All together now: oooooohhhhhhh! ahhhhhhhhhh!
Isn’t that a sweet little car? A Honda Fit (turn off the sound before clicking on that link!). And isn’t 28 mpg ever so much sweeter than the 18 mpg the Dog Chariot makes when it’s in a good mood?
Want car.
At $15,0000 or $16,000, the price is pretty good. I could keep the Dog Chariot (or give it to my son, except he thinks it’s “gay”) and pay in cash from my car savings. But if the D.C. is really worth around five grand, as Kelly Blue Book says it is, then what I’d have to pay in cash would not deplete my car savings. Not by a long shot. If I paid myself back a couple hundred a month, or even just $100 a month, over the vehicle’s proposed ten-year lifetime, that would recharge the car savings and then some.
The fly in the ointment is the outrageous cost of car registration in Arizona. They really gouge you for new cars. The tax drops each year—the older your car is, the less you pay for registration—until by the time the junker gets to be as antiquated as the Dog Chariot, registration costs so little even someone like me can pay it out of pocket, without having to borrow or self-escrow for a year.

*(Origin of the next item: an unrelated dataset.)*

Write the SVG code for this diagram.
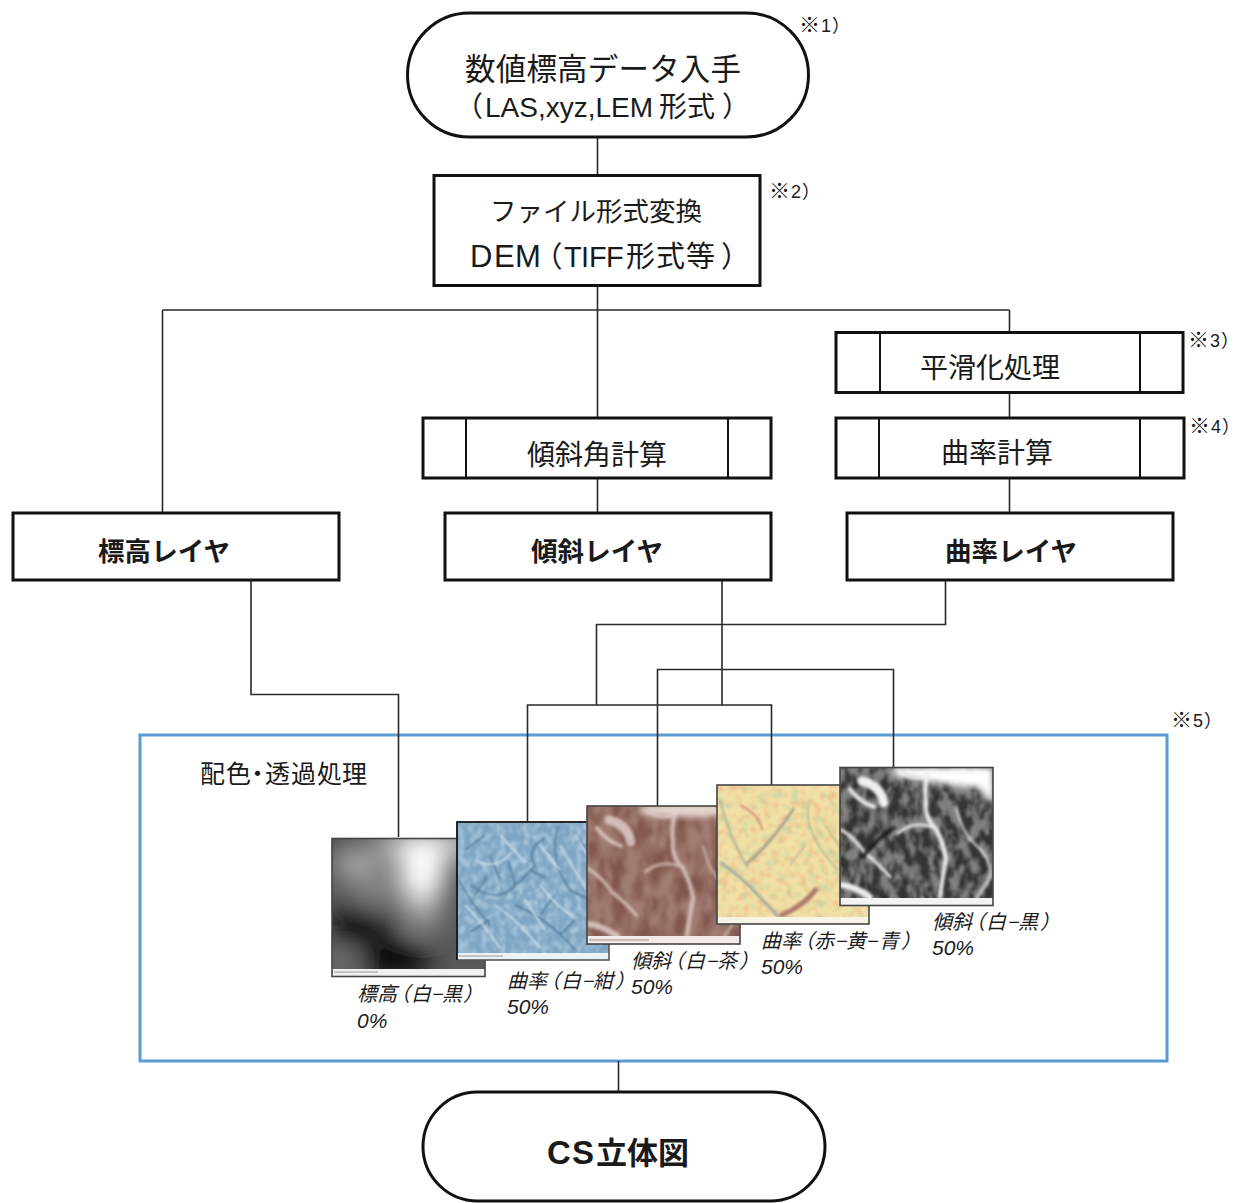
<svg xmlns="http://www.w3.org/2000/svg" width="1241" height="1203" viewBox="0 0 1241 1203">
<style>
text{font-family:"Liberation Sans","Noto Sans CJK JP",sans-serif;fill:#1a1a1a}
.s{fill:#fff;stroke:#111;stroke-width:3}
.i{fill:none;stroke:#111;stroke-width:2}
.c{fill:none;stroke:#2a2a2a;stroke-width:1.6}
.b{font-weight:700}
.n{font-size:18px}
.m{font-size:21px}
.l{font-size:20px;font-style:italic}
.p{font-size:21px;font-style:italic}
.f{fill:none;stroke:#444;stroke-width:1.6}
.pa{font-feature-settings:"palt"}
</style>
<defs>
<filter id="b6" x="-40%" y="-40%" width="180%" height="180%"><feGaussianBlur stdDeviation="13"/></filter>
<filter id="b2" x="-30%" y="-30%" width="160%" height="160%"><feGaussianBlur stdDeviation="1"/></filter>
<filter id="b4" x="-30%" y="-30%" width="160%" height="160%"><feGaussianBlur stdDeviation="1.600"/></filter>
<filter id="b3" x="-30%" y="-30%" width="160%" height="160%"><feGaussianBlur stdDeviation="3"/></filter>
<filter id="tb" x="0" y="0" width="100%" height="100%" color-interpolation-filters="sRGB"><feTurbulence type="fractalNoise" baseFrequency="0.17 0.12" numOctaves="2" seed="4"/><feColorMatrix values="0 0 0 0 .86  0 0 0 0 .93  0 0 0 0 .97  3 0 0 0 -1.2"/><feGaussianBlur stdDeviation="1"/></filter>
<filter id="tr" x="0" y="0" width="100%" height="100%" color-interpolation-filters="sRGB"><feTurbulence type="fractalNoise" baseFrequency="0.08 0.04" numOctaves="3" seed="9"/><feColorMatrix values="0 0 0 0 .42  0 0 0 0 .24  0 0 0 0 .21  3 0 0 0 -1.1"/><feGaussianBlur stdDeviation="1.500"/></filter>
<filter id="ty" x="0" y="0" width="100%" height="100%" color-interpolation-filters="sRGB"><feTurbulence type="fractalNoise" baseFrequency="0.14" numOctaves="2" seed="15"/><feColorMatrix values="0 0 0 0 .93  0 0 0 0 .68  0 0 0 0 .5  4 0 0 0 -1.9"/><feGaussianBlur stdDeviation=".8"/></filter>
<filter id="tv" x="0" y="0" width="100%" height="100%" color-interpolation-filters="sRGB"><feTurbulence type="fractalNoise" baseFrequency="0.12" numOctaves="2" seed="31"/><feColorMatrix values="0 0 0 0 .68  0 0 0 0 .82  0 0 0 0 .66  4 0 0 0 -2.1"/><feGaussianBlur stdDeviation=".8"/></filter>
<filter id="tg" x="0" y="0" width="100%" height="100%" color-interpolation-filters="sRGB"><feTurbulence type="fractalNoise" baseFrequency="0.1 0.06" numOctaves="3" seed="21"/><feColorMatrix values="0 0 0 0 .1  0 0 0 0 .1  0 0 0 0 .1  4 0 0 0 -1.5"/><feGaussianBlur stdDeviation="1.300"/></filter>
<clipPath id="p1"><rect x="332" y="838" width="153" height="138"/></clipPath>
<clipPath id="p2"><rect x="457" y="822" width="152" height="138"/></clipPath>
<clipPath id="p3"><rect x="587" y="806" width="153" height="138"/></clipPath>
<clipPath id="p4"><rect x="717" y="785" width="152" height="139"/></clipPath>
<clipPath id="p5"><rect x="840" y="767" width="153" height="138"/></clipPath>
<g id="valley" fill="none" stroke-linecap="round">
<path d="M88 5Q84 22 86 36Q84 50 96 62Q104 78 106 92Q102 112 100 130" stroke-width="4"/>
<path d="M0 62Q14 70 25 86Q40 98 50 110" stroke-width="3"/>
<path d="M60 6Q78 16 88 6M58 66Q76 52 96 62" stroke-width="2.500"/>
<path d="M116 40Q122 66 136 78Q152 92 150 110Q142 124 136 132" stroke-width="1.800"/>
<path d="M2 118Q16 120 30 130" stroke-width="6"/>
<path d="M22 14Q40 18 44 36" stroke-width="9"/>
<path d="M10 22Q18 34 34 40" stroke-width="4"/>
</g>
</defs>

<g id="node-compose"><rect x="140" y="735" width="1027" height="326" fill="none" stroke="#5b9bd5" stroke-width="3"/>
<text x="200 226 245 265 291 317 342" y="783" font-size="25">配色・透過処理</text>
<text class="n" y="727"><tspan class="m" x="1171">※</tspan><tspan x="1193 1204">5）</tspan></text></g>

<g id="connectors">
<path class="c" d="M597.500 137V175M597.500 285V418M162.500 310H1009.500M162.500 310V513M1009.500 310V332M1009.500 392V418M1009.500 478V513M597.500 478V513"/>
<path class="c" d="M251 580V694.500H398.500V837M945.500 580V624.500H596.500V705M722 580V705M527.500 821V705H771.500V785M657.500 806V669.500H893.500V767M618.500 1061V1092"/>
</g>

<g id="node-source"><rect class="s" x="407.500" y="13" width="401" height="124" rx="62"/>
<text x="465" y="80" font-size="30.500" textLength="276">数値標高データ入手</text>
<text y="117" font-size="28"><tspan x="455">（</tspan><tspan x="485">LAS,xyz,LEM</tspan><tspan x="659">形式</tspan><tspan x="722">）</tspan></text>
<text class="n" y="31.500"><tspan class="m" x="799">※</tspan><tspan x="821 832">1）</tspan></text></g>

<g id="node-convert"><rect class="s" x="434" y="175.500" width="326" height="110"/>
<text x="490" y="221" font-size="26.500" textLength="212">ファイル形式変換</text>
<text y="267" font-size="29"><tspan font-size="31" x="470 494 515">DEM</tspan><tspan class="pa" x="547">（</tspan><tspan x="564 581 589 606 626 656 686">TIFF形式等</tspan><tspan class="pa" x="722">）</tspan></text>
<text class="n" y="198"><tspan class="m" x="769">※</tspan><tspan x="791 802">2）</tspan></text></g>

<g id="node-smooth"><rect class="s" x="836" y="332.500" width="347" height="60"/><path class="i" d="M880 332.500V392.500M1140 332.500V392.500"/>
<text x="920" y="378" font-size="28" textLength="140">平滑化処理</text>
<text class="n" y="347"><tspan class="m" x="1188">※</tspan><tspan x="1210 1221">3）</tspan></text></g>

<g id="node-curvature-calc"><rect class="s" x="836" y="418" width="348" height="60"/><path class="i" d="M879 418V478M1140 418V478"/>
<text x="941" y="463" font-size="28" textLength="112">曲率計算</text>
<text class="n" y="433"><tspan class="m" x="1189">※</tspan><tspan x="1211 1222">4）</tspan></text></g>

<g id="node-slope-calc"><rect class="s" x="423" y="418" width="348" height="60"/><path class="i" d="M466 418V478M728 418V478"/>
<text x="527" y="465" font-size="28" textLength="140">傾斜角計算</text></g>

<g id="node-elevation"><rect class="s" x="13" y="513" width="326" height="67"/>
<text class="b" x="98" y="561" font-size="26.500" textLength="132">標高レイヤ</text></g>
<g id="node-slope"><rect class="s" x="445" y="513" width="326" height="67"/>
<text class="b" x="531" y="561" font-size="26.500" textLength="132">傾斜レイヤ</text></g>
<g id="node-curvature"><rect class="s" x="847" y="513" width="326" height="67"/>
<text class="b" x="945" y="561" font-size="26.500" textLength="132">曲率レイヤ</text></g>

<g id="layer-elevation">
<g clip-path="url(#p1)"><rect x="332" y="838" width="153" height="138" fill="#585858"/>
<g filter="url(#b6)"><ellipse cx="430" cy="844" rx="55" ry="12" fill="#e0e0e0"/><ellipse cx="422" cy="868" rx="24" ry="36" fill="#fff"/><ellipse cx="358" cy="864" rx="26" ry="16" fill="#aaa"/><circle cx="334" cy="840" r="12" fill="#222"/><ellipse cx="375" cy="893" rx="22" ry="12" fill="#888"/><ellipse cx="352" cy="925" rx="18" ry="22" fill="#000"/><ellipse cx="396" cy="960" rx="36" ry="16" fill="#000"/><ellipse cx="422" cy="915" rx="22" ry="16" fill="#999"/><ellipse cx="342" cy="960" rx="14" ry="8" fill="#888"/><ellipse cx="385" cy="928" rx="14" ry="16" fill="#111"/></g>
<rect x="332" y="969" width="153" height="7" fill="#f0f0f0"/><rect x="334" y="971" width="44" height="2" fill="#c4c4c4"/></g>
<rect class="f" x="332" y="838.500" width="153" height="138"/></g>

<g id="layer-curv-blue">
<g clip-path="url(#p2)"><rect x="457" y="822" width="152" height="138" fill="#7ea5c3"/><rect x="457" y="822" width="152" height="138" filter="url(#tb)" opacity=".45"/>
<g fill="none" stroke="#4c7696" stroke-width="1.500" filter="url(#b2)"><path d="M470 885Q500 905 515 885Q525 878 535 865Q525 850 545 838"/><path d="M459 880Q472 905 490 925M475 895L487 877M500 880L490 855M515 885L508 860M530 870L545 878"/><path d="M515 905Q550 920 575 950M540 915L555 895M560 935L575 920M585 945L600 930"/><path d="M558 826Q548 860 570 890M570 890L590 900M578 840L596 858"/><path d="M598 836Q596 870 605 905M470 932L490 920M465 850L485 835"/></g>
<g fill="none" stroke="#d4e4ee" stroke-width="1.500" filter="url(#b2)"><path d="M560 845Q580 880 597 905M575 835Q590 860 606 880M475 860Q495 872 512 852M495 905Q520 922 540 948M465 905Q485 925 500 948M540 885Q555 905 575 918M525 900L545 930M590 915L602 945M500 835L525 862M540 845L560 870"/></g>
<rect x="457" y="953" width="152" height="7" fill="#eaf3f5"/><rect x="459" y="955" width="44" height="2" fill="#c4c4c4"/></g>
<rect x="457" y="822" width="152" height="138" fill="none" stroke="#555" stroke-width="1.600"/><path d="M457 960V822H587" fill="none" stroke="#111" stroke-width="1.600"/></g>

<g id="layer-slope-brown">
<g clip-path="url(#p3)"><rect x="587" y="806" width="153" height="138" fill="#a07c72"/><rect x="587" y="806" width="153" height="138" filter="url(#tr)" opacity=".6"/>
<ellipse cx="690" cy="810" rx="52" ry="7" fill="#e6d6d0" filter="url(#b3)"/>
<use href="#valley" transform="translate(587 806)" stroke="#e4d2cc" filter="url(#b4)" opacity=".8"/>
<rect x="587" y="936" width="153" height="8" fill="#f3ebe8"/><rect x="589" y="939" width="60" height="2" fill="#cbbab4"/></g>
<rect class="f" x="587" y="806" width="153" height="138"/></g>

<g id="layer-curv-yellow">
<g clip-path="url(#p4)"><rect x="717" y="785" width="152" height="139" fill="#f1e1a6"/><rect x="717" y="785" width="152" height="139" filter="url(#ty)" opacity=".55"/><rect x="717" y="785" width="152" height="139" filter="url(#tv)" opacity=".55"/>
<g fill="none" filter="url(#b2)"><path d="M720 862Q745 880 758 895Q772 910 780 918" stroke="#a8ac9c" stroke-width="3"/><path d="M745 865Q770 845 794 808" stroke="#a9a08c" stroke-width="3"/><path d="M780 916Q805 905 817 888" stroke="#b17d6f" stroke-width="5"/><path d="M720 800Q728 835 748 868" stroke="#a9b79a" stroke-width="2"/><path d="M810 800Q800 830 838 870M825 825L845 855" stroke="#b4b98f" stroke-width="1.600"/><path d="M740 805Q760 815 762 830" stroke="#d79a80" stroke-width="2.500"/><path d="M790 865L805 845" stroke="#c5b99a" stroke-width="2"/></g>
<rect x="717" y="917" width="152" height="7" fill="#f7f4e6"/></g>
<rect class="f" x="717" y="785" width="152" height="139"/></g>

<g id="layer-slope-gray">
<g clip-path="url(#p5)"><rect x="840" y="767" width="153" height="138" fill="#808080"/><rect x="840" y="767" width="153" height="138" filter="url(#tg)" opacity=".75"/>
<path d="M893 767H993V805L980 788Q940 785 893 775Z" fill="#fff" filter="url(#b3)"/>
<use href="#valley" transform="translate(840 767)" stroke="#f0f0f0" filter="url(#b4)"/>
<path d="M895 827Q875 840 862 858" fill="none" stroke="#111" stroke-width="3" filter="url(#b4)"/>
<rect x="840" y="898" width="153" height="7" fill="#f3f3f3"/></g>
<rect class="f" x="840" y="767.500" width="153" height="138"/></g>

<g id="layer-labels">
<text class="l" x="357 377 390 411 432 442 463" y="1001">標高（白−黒）</text><text class="p" x="357" y="1028">0%</text>
<text class="l" x="507 527 540 561 583 593 615" y="988">曲率（白−紺）</text><text class="p" x="507" y="1014">50%</text>
<text class="l" x="631 651 664 685 707 717 739" y="968">傾斜（白−茶）</text><text class="p" x="631" y="994">50%</text>
<text class="l" x="761 781 794 814 836 846 867 879 901" y="948">曲率（赤−黄−青）</text><text class="p" x="761" y="974">50%</text>
<text class="l" x="932 952 965 986 1008 1018 1040" y="929">傾斜（白−黒）</text><text class="p" x="932" y="955">50%</text>
</g>

<g id="node-result"><rect class="s" x="423" y="1092" width="402" height="109" rx="54.500"/>
<text class="b" y="1164" font-size="31"><tspan font-size="33" x="547 572">CS</tspan><tspan x="596 627 658">立体図</tspan></text></g>
</svg>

This flies in the face of reason. Why does Arizona have to do everything bass-ackwards? It would make sense to charge drivers more for each year the car ages. This would tend to get gas-guzzling, unsafe vehicles off the road, and it would gently stimulate sales of newer models. The truth is, the high annual cost of automobile registration is a significant motivator, for me at least, to keep the old junk running.
And of course, insurance would go up, too. Right now my car insurance is almost more than I can afford to pay. I’d have to drop the million-dollar umbrella, which (between you and me and the rest of the galaxy) insures this site against libel suits. Since companies have taken to suing bloggers for saying unkind things about their products and services (is there one among us who has not complained about the likes of Comcast, Qwest, or Chico’s?), it behooves one to have such a policy. Even without the extra coverage, insurance premiums on a new car would end up being around the same as I’m paying now, I expect.
So the savings on gasoline would be mooted, many times over.
But oh! Wouldn’t it be loverly to have such a pretty little, maneuverable little, gas-efficient little car?